I told them how I never really felt a connection to anyone my whole life, never felt like I wanted to befriend or know anyone. Never met a girl I "wanted" as a girlfriend, either. People don't really connect to others in modern capitalistic societies, they tend to fake it, they interact over trivialities, they discuss openly the happenings of TV shows or sports teams, but they hide their inner pain, concern and wishes. Even that day, while I was in my room in my prescient delirium, my mom totally oblivious of my mental distress, started yelling because of the mud in the house, since I was so out of it I just stumbled into my room with muddy shoes. And I pointed out to them that was part of the reason I didn't want to live, even my own family doesn't really care about me in the way another type of family in a more healthy tribe would. My mom cares more about her concept of neatness and watching television 24/7 than understanding me. She just wants me to earn enough money and have a certain social status, because she is always nervous and has "survival anxiety" about money.

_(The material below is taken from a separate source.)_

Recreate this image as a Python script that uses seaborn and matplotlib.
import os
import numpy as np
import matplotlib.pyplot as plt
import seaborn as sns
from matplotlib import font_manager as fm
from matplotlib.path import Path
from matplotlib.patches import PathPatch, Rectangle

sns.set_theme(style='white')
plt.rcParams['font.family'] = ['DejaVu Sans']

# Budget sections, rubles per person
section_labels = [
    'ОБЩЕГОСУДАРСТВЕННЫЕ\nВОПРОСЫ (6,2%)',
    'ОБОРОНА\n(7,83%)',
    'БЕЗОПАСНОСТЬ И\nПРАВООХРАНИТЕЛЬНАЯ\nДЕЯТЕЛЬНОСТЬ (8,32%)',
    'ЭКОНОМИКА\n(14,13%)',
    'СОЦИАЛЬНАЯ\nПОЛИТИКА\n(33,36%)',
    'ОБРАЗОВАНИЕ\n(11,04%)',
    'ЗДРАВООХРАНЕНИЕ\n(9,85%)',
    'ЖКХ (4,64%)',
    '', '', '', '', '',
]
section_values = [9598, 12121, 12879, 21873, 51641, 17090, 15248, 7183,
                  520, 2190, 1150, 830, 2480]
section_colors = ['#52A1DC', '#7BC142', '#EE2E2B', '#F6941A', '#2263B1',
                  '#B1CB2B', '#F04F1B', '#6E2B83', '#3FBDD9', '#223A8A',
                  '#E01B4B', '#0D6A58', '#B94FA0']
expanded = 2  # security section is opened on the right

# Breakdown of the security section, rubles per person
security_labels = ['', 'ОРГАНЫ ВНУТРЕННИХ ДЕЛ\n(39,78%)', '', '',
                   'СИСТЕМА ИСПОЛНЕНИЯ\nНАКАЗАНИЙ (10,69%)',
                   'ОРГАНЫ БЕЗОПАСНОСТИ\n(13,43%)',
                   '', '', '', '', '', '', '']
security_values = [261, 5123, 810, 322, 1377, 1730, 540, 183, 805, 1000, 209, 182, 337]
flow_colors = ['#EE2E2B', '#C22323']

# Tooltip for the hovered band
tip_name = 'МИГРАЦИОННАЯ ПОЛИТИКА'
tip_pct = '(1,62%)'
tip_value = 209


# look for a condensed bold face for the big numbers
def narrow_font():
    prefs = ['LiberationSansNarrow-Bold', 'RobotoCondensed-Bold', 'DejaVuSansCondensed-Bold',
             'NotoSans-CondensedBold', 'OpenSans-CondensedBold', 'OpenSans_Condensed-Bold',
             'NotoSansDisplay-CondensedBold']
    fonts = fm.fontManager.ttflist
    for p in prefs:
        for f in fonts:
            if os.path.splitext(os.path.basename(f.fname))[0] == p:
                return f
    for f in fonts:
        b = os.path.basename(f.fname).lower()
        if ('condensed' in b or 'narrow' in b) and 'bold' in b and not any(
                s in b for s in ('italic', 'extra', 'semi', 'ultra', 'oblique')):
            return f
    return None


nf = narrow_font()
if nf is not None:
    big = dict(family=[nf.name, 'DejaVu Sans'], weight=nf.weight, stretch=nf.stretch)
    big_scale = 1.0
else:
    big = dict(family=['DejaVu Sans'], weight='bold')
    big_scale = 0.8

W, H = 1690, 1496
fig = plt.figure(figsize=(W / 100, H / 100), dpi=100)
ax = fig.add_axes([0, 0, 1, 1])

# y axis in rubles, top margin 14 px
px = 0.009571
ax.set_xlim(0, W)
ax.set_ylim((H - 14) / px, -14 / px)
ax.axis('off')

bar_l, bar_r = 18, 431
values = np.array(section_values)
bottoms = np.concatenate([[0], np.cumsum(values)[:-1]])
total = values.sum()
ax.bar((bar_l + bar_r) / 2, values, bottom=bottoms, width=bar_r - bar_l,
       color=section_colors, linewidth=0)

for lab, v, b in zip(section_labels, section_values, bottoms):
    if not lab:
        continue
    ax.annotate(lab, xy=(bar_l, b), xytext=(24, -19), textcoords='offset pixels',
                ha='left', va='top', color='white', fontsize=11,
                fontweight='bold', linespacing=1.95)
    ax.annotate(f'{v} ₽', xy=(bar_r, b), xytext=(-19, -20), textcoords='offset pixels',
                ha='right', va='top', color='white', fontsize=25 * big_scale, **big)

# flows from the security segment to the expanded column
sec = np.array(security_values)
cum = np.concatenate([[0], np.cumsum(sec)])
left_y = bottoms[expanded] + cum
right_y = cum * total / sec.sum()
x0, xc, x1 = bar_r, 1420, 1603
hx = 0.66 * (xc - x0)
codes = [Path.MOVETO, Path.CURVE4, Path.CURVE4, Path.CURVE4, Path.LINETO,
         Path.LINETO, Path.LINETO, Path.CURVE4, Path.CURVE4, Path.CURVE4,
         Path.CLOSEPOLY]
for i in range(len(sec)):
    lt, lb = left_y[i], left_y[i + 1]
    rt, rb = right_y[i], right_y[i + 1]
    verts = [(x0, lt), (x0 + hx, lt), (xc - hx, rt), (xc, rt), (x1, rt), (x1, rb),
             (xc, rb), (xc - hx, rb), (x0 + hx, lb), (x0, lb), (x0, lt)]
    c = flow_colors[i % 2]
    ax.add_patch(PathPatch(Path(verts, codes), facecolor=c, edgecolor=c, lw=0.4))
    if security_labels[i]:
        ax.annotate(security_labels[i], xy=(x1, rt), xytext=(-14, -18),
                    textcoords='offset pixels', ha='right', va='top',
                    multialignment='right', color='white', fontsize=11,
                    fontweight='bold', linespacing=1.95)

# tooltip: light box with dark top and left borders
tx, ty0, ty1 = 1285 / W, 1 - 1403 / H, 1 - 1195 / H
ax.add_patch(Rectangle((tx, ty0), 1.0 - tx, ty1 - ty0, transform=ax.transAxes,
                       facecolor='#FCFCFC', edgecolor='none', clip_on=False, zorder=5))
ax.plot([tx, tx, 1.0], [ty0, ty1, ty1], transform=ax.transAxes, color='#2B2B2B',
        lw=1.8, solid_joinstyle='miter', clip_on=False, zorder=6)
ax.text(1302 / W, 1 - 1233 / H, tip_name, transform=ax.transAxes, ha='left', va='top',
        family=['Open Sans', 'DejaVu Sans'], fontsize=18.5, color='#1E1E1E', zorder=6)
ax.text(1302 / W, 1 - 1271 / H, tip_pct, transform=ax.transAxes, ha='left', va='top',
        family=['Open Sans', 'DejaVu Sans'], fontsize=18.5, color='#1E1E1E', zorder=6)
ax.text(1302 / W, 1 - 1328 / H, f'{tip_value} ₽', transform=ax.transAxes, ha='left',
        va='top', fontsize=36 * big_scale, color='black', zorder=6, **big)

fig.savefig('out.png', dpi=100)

If you look at how society is set up, life has become a game of money. All everyone has to care about is their relationship to the corporation that pays them, this makes them feel they don't need other people, and also that they don't need to be a part of, or respect nature. They can be separate as long as they suck up to get the proper credentials for a social position that affords them enough money to procure the necessities for life. But this is a false, inhuman, unnatural way, it is a social invention of modern capitalist relations. When you don't have meaningful connection to your environment, to those around you, when you feel you have no purpose it wounds you profoundly. Eisenstein, points out that boredom is not something that existed before Western civilization's Industrial Civilization in the 18th Century. Pervasive boredom demonstrates that we are profoundly uneasy with being alone with our thoughts, that we are uncomfortable with ourselves, so when we are not occupied we are in distress. But in other societies people were just fine with doing "nothing" for hours, because they were at peace with themselves their concept of self, their community and their place in the world. I have ridden my bicycle for 20 miles on certain days and never seen a single kid out playing. This is what the capitalist money game has done to our sense of the world. Alot of the reason for this is because parents and kids themselves perceive the world as so uncaring and dangerous that going outside is uncomfortable. There will be no future for our society and way of life, perhaps thankfully, because there should not be a future for this false path.

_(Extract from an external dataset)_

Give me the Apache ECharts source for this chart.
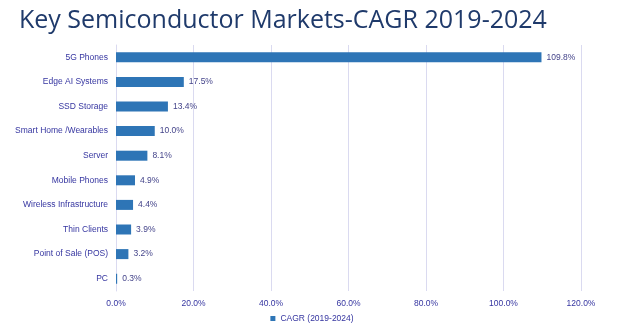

According to Studs Terkel in his maverick book
Working ... most people spend their lives working jobs that are too small to encompass their souls. My whole life I have worked shitty jobs that pay too little even for an independent livelihood. I have spent some time trying to understand the social machinery, to find myself, to hide wounded in a corner from the world and none trying to play the career ladder game. I go out and I see vain people, so called friends, lamenting how they envy the rare rich person who drives by in a status symbol like a Ferrari and it wounds me. They have inhuman economic values and they envy those who make selfish pacts with corporations against the rest of society and nature itself, to their comparative reward. That is all our social system amounts to, the psychopaths who horde and deny other beings most are the most rewarded, and those who give away what little they have in the first place, are just forgotten when they have nothing left to give. Most don't ever want to see this, they hide in drugs, the entertainment complex in escapism to ignore the wounds this social order causes them.
I feel like a creature from another planet that does not belonged here and I don't think I want to ever belong to such a world as previous generations mostly, but also us, have built for ourselves. This refusal has become my identity and sense of self, thus life for me is a constant existential crisis after another, and not really something immanently livable.
My question is:
1) Is dharma alone enough to make life worth living even if you aren't content with anything about your life(what you do for money, your family, your living situation, the society you live in, your friends, your place in the world, etc.)?
Perhaps a better way way of putting it, is that dharma alone could do it for some people, but I don't think it would for me. In my delirium state I felt kind of like a Piraha or other Amazonian tribesmen ripped away and transfixed into our social nightmare. We take so much for granted and use too many chicaneries and false hooks to ground ourselves to a way of life we should destroy and try to uproot for a new way. We are supposed to be interconnected and inter-dependent with other people, with our environmental context, but money perverts that. Even the Dalai Lama laments that Buddhism has no answer for our social system and its problems, so he advocates to combine Marxism with Buddhism.